Our total outing was just over 2 hours; but we spent just over 1 hour breaking trail in untouched powder from 12-24 inches deep! When we skijor, Max & Zorro are typically attached at the collar by a neckline (along with the gangline attached to me) - this setup keeps Max & Zorro skijoring shoulder to shoulder. Take the conditions to 18 inches of powder and a new setup comes into play - remove the neckline and skijor in a single file line. The front Husky takes more of the trail breaking exercise; so you switch out the "front leader" regularly to share this extreme workload. As you can see in the picture above, Max is the taller of our skijoring team - we refer to his long legs as "snow stilts", so he is the primary trail breaker in these super deep conditions and Zorro & I swap in to carry the load when Max gets tired. Today's front leader trail breaking distribution:
  1. 70% - Max in front plowing through the powder.
  2. 25% - Zorro in front plowing through the powder.
  3. 5% - Brad in front plowing through the powder (slacker human! ;-)
Here's a fun analogy to understand extreme trail breaking... breaking through 18 inches of untouched powder for Max is like a 6 foot tall human breaking through 57 inches of untouched powder! Go try it, you'll get the workout of your life!

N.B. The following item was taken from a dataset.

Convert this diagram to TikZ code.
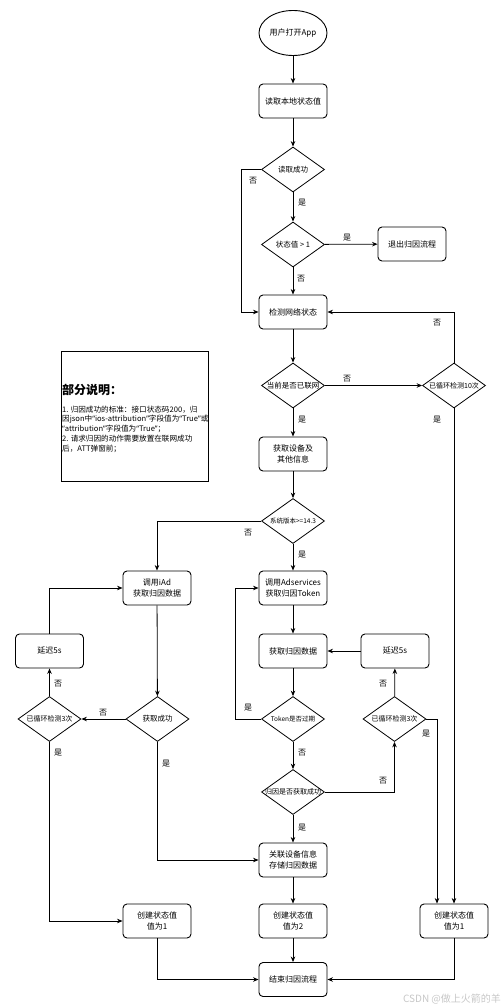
\documentclass[tikz,border=0pt]{standalone}
\usepackage{fontspec}
\setmainfont{Noto Sans CJK SC}
\newfontfamily\quotefont{Noto Sans}
\newcommand{\lqq}{{\quotefont “}}
\newcommand{\rqq}{{\quotefont ”}}
\usetikzlibrary{shapes.geometric,arrows.meta}
\begin{document}
\begin{tikzpicture}[x=1pt,y=-1pt,
  every node/.style={inner sep=0pt},
  proc/.style={draw, rounded corners=4pt, minimum width=68pt, minimum height=34pt, align=center, font=\fontsize{8}{10.5}\selectfont, line width=0.9pt},
  term/.style={draw, ellipse, minimum width=68pt, minimum height=45pt, font=\fontsize{8}{10}\selectfont, line width=0.9pt},
  dec/.style={draw, diamond, minimum width=63pt, minimum height=45pt, line width=0.8pt},
  dlab/.style={font=\fontsize{7.5}{9}\selectfont},
  mlab/.style={font=\fontsize{7}{9}\selectfont},
  slab/.style={font=\fontsize{6.5}{8}\selectfont},
  elab/.style={font=\fontsize{8}{9}\selectfont},
  conn/.style={-{Stealth[length=5.5pt,width=4.5pt]}, line width=0.8pt},
  plain/.style={line width=0.8pt}
]
\useasboundingbox (0,0) rectangle (500,1008);

% main column
\node[term] (start) at (293,33) {用户打开App};
\node[proc] (read) at (293,101) {读取本地状态值};
\node[dec, label={[dlab]center:读取成功}] (d1) at (293,169.5) {};
\node[dec, label={[dlab]center:状态值 > 1}] (d2) at (293,244.5) {};
\node[proc] (exit) at (412,244) {退出归因流程};
\node[proc] (net) at (293,312) {检测网络状态};
\node[dec, label={[dlab]center:当前是否已联网}] (d3) at (293,385.5) {};
\node[dec, label={[mlab]center:已循环检测10次}] (d4) at (454,385.5) {};
\node[proc] (dev) at (293,454) {获取设备及\\其他信息};
\node[dec, label={[slab]center:系统版本>=14.3}] (d5) at (293,521) {};
\node[proc] (ads) at (293,588) {调用Adservices\\获取归因Token};
\node[proc] (fetch) at (293,651) {获取归因数据};
\node[proc] (delayR) at (395,651) {延迟5s};
\node[dec, label={[slab]center:Token是否过期}] (d8) at (293,719) {};
\node[dec, label={[mlab]center:已循环检测3次}] (d10) at (394.5,719) {};
\node[dec, label={[mlab]center:归因是否获取成功}] (d9) at (293,792) {};
\node[proc] (link) at (293,860) {关联设备信息\\存储归因数据};
\node[proc] (c2) at (293,921) {创建状态值\\值为2};
\node[proc] (c1R) at (454,921) {创建状态值\\值为1};
\node[proc] (end) at (293,979.5) {结束归因流程};

% left column
\node[proc] (iad) at (157,588) {调用iAd\\获取归因数据};
\node[proc] (delayL) at (49.5,651) {延迟5s};
\node[dec, label={[dlab]center:获取成功}] (d6) at (157.5,719) {};
\node[dec, label={[mlab]center:已循环检测3次}] (d7) at (49.5,719) {};
\node[proc] (c1L) at (157,921) {创建状态值\\值为1};

% note box
\node[draw, line width=1pt, minimum width=147pt, minimum height=130pt] (note) at (134.5,416) {};
\node[anchor=west, font=\bfseries\fontsize{12}{14}\selectfont] (notetitle) at (62,390) {部分说明：};
\node[anchor=north west, align=left, font=\fontsize{7.6}{9.8}\selectfont] (notebody) at (62,405.5) {1. 归因成功的标准：接口状态码200，归\\因json中\lqq ios-attribution\rqq 字段值为\lqq True\rqq 或\\\lqq attribution\rqq 字段值为\lqq True\rqq ；\\2. 请求归因的动作需要放置在联网成功\\后，ATT弹窗前；};

% connectors
\draw[conn] (start) -- (read);
\draw[conn] (read) -- (d1);
\draw[conn] (d1) -- (d2);
\draw[conn] (d1.west) -- ++(-20,0) |- (net.west);
\draw[conn] (d2) -- (exit);
\draw[conn] (d2) -- (net);
\draw[conn] (net) -- (d3);
\draw[conn] (d3) -- (d4);
\draw[conn] (d4.north) |- (net.east);
\draw[conn] (d4.south) -- (c1R.north);
\draw[conn] (d3) -- (dev);
\draw[conn] (dev) -- (d5);
\draw[conn] (d5.west) -| (iad.north);
\draw[conn] (d5) -- (ads);
\draw[conn] (iad) -- (d6);
\draw[conn] (d6) -- (d7);
\draw[conn] (d7) -- (delayL);
\draw[conn] (delayL.north) |- (iad.west);
\draw[conn] (d7.south) |- (c1L.west);
\draw[conn] (d6.south) |- (link.west);
\draw[conn] (c1L.south) |- (end.west);
\draw[conn] (ads) -- (fetch);
\draw[conn] (fetch) -- (d8);
\draw[conn] (d8.west) -- ++(-26,0) |- (ads.west);
\draw[conn] (d8) -- (d9);
\draw[conn] (delayR) -- (fetch);
\draw[conn] (d10) -- (delayR);
\draw[conn] (d10.east) -| ([xshift=-17pt]c1R.north);
\draw[conn] (d9.east) -| (d10.south);
\draw[conn] (d9) -- (link);
\draw[conn] (link) -- (c2);
\draw[conn] (c2) -- (end);
\draw[conn] (c1R.south) |- (end.east);

% edge labels
\node[elab] (l1) at (253,181) {否};
\node[elab] (l2) at (302,203) {是};
\node[elab] (l3) at (347,238) {是};
\node[elab] (l4) at (301,279) {否};
\node[elab] (l5) at (437,323) {否};
\node[elab] (l6) at (347,379) {否};
\node[elab] (l7) at (302,420) {是};
\node[elab] (l8) at (437,420) {是};
\node[elab] (l9) at (248,533) {否};
\node[elab] (l10) at (302,555) {是};
\node[elab] (l11) at (103,713) {否};
\node[elab] (l12) at (58,684) {否};
\node[elab] (l13) at (58,753) {是};
\node[elab] (l14) at (166,764) {是};
\node[elab] (l15) at (248,708) {是};
\node[elab] (l16) at (302,753) {否};
\node[elab] (l17) at (383,684) {否};
\node[elab] (l18) at (426,734) {是};
\node[elab] (l19) at (383,781) {否};
\node[elab] (l20) at (302,828) {是};

% watermark
\node[text=black!22, font=\fontsize{10}{12}\selectfont] (wm) at (452,999) {CSDN @做上火箭的羊};
\end{tikzpicture}
\end{document}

Today's Route: (1) Start at the Vail Pass Rest Area winter trailhead and begin up Shrine Pass Rd; (2) quickly break off Shrine Pass Rd and onto the backcountry ski trail that hugs West Ten Mile Creek up Shrine Pass; (3) within 10 minutes reach 6-12 inches of untouched powder; within 20 minutes reach 12-24 inches of untouched powder for the next 60-65 minutes of exercise; (4) eventually reconnect with Shrine Pass Rd and take this "easier" route down.

Vital Stats: 6.9 miles; 124m total time; 94m skijoring time; 18 MPH top speed; 1200 feet of elevation gain. Not a particularly fast outing, overall, but you try breaking trail in powder almost as tall as you!

We just transitioned off Shrine Pass Rd and onto the backcountry trail.
Shallow powder, "this is going to be a fast day," I mistakenly thought...
Within 10 minutes, we are out of shallow powder and breaking trail in 6-12 inches.
"Hmm, guess this will slow us down a bit," I foolishly thought.
Within 20 minutes, 12 inches is the new shallow and we are breaking trail in
up to 24 inches. "Ok, single file skijoring, take turns breaking trail" becomes
the reality of our next hour of extreme fun!